Isaiah foretells how the kingdom of Judah would be like a tree cut down to a stump, but this remnant would make roots and branches again and bear fruit (Isaiah 11:1-2, 27:6). Our text for this lesson is another passage in Isaiah which expresses the same hope...
“The remnant of Judah shall again take root downward, and bear fruit upward”.
Isaiah 37:31-32, cf 2Kings 19:30
This passage recognises a simple principle which, if we would be wise and successful, we must understand very well, and put into practice. The principle is that you have to "make root downward" before you can "bear fruit upward".

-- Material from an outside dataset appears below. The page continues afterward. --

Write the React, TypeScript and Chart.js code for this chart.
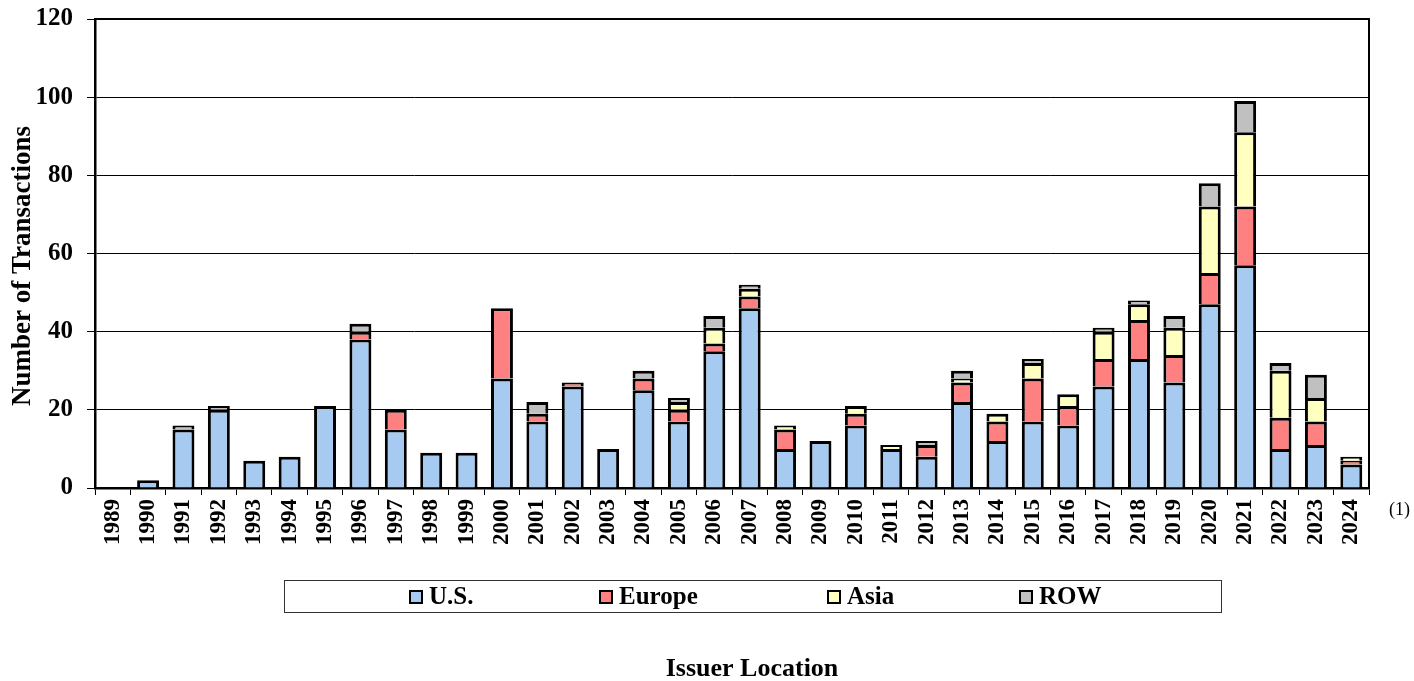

In the Days of David, there had been a depth to the kingdom. There was justice, faith, humility, rather than corruption, idolatry, and hypocrisy. In Isaiah's time the good king Hezekiah had the same depth. He was a man of prayer, his faith was deep rooted in God.
In general, however, the kingdom had lost its roots. Its people had gone back into wickedness. How often they are condemned for this in the book of Isaiah. In chapter five for example, the principles on which the wicked operate are listed and Isaiah says, "Their root will become like rot, and their blossom will blow away as dust, for they have rejected the law of the Lord of hosts..." The wicked have rotten roots, and their blossom does not set fruit (Isaiah 5:18-24).
The metaphor of root and fruit is fitting for us as Christians. The shallow-rooted Christian and the shallow-rooted church will wither and die. We need to fulfill the word of Isaiah, "take root downward and bear fruit upward" (Isaiah 37:31).